Made up of dozens of pieces of driftwood he either found himself or was gifted by friends, Billy says landing on the right pieces was a dialogue between him and the wood. 

“Sometimes I kick over a piece or I turn it. Sometimes it’s not the right way … Sometimes you’ll see the piece way over there and it’ll speak at you,” he explains. “It’s always about the chill. If I don’t get the chill then it’s not right. I kind of have a feeling a little greater than most people. Because I’ve been through so much pain, it feels good to feel that way, instead of being beaten up or thrown around.”

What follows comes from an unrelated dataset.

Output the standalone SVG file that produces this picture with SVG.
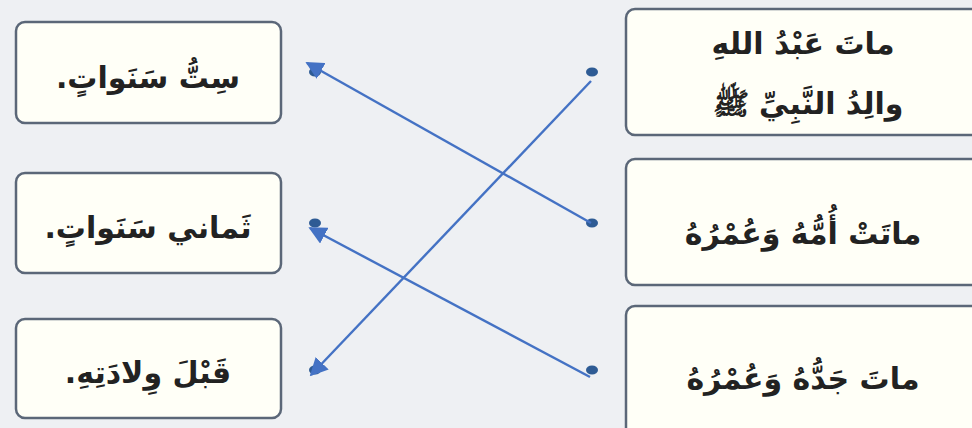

Estimating he has spent upwards of 65 hours gathering and assembling the throne, Billy hasn’t altered the wood in any way. Each piece fits in exactly as it should. A prospective buyer even offered Billy a hefty sum for the throne if he would only finish it with a torch. He politely declined.

“I didn’t want to get rid of Mother Nature’s work. She helped me shape all these pieces,” Billy says. “I never changed them, I never cut them. It’s all just natural. I never cut anything. It’s all just meant to be.” 

Walking around Mount Currie, Billy will sometimes notice Lil’wat walking with their heads down. He’s hopeful his work—bold, powerful and impossible to ignore—will inspire other Lil’wat to explore their own creative side. 

“It’s a ripple effect. If somebody shows their artwork and that energy hits the 10 people standing around that circle, that’s what’s going to make them walk away and start their own circle,” he says. 

“I like gathering people. I don’t want people to be spread out because if we’re spread out, you can easily be broken. But if we’re all together, nothing can affect us. That’s why I’m trying to bring all the artists together, so we can send our story to the future, to our grandchildren, their grandchildren. Then when they see the story, they’ll feel it, understand it, and love it.”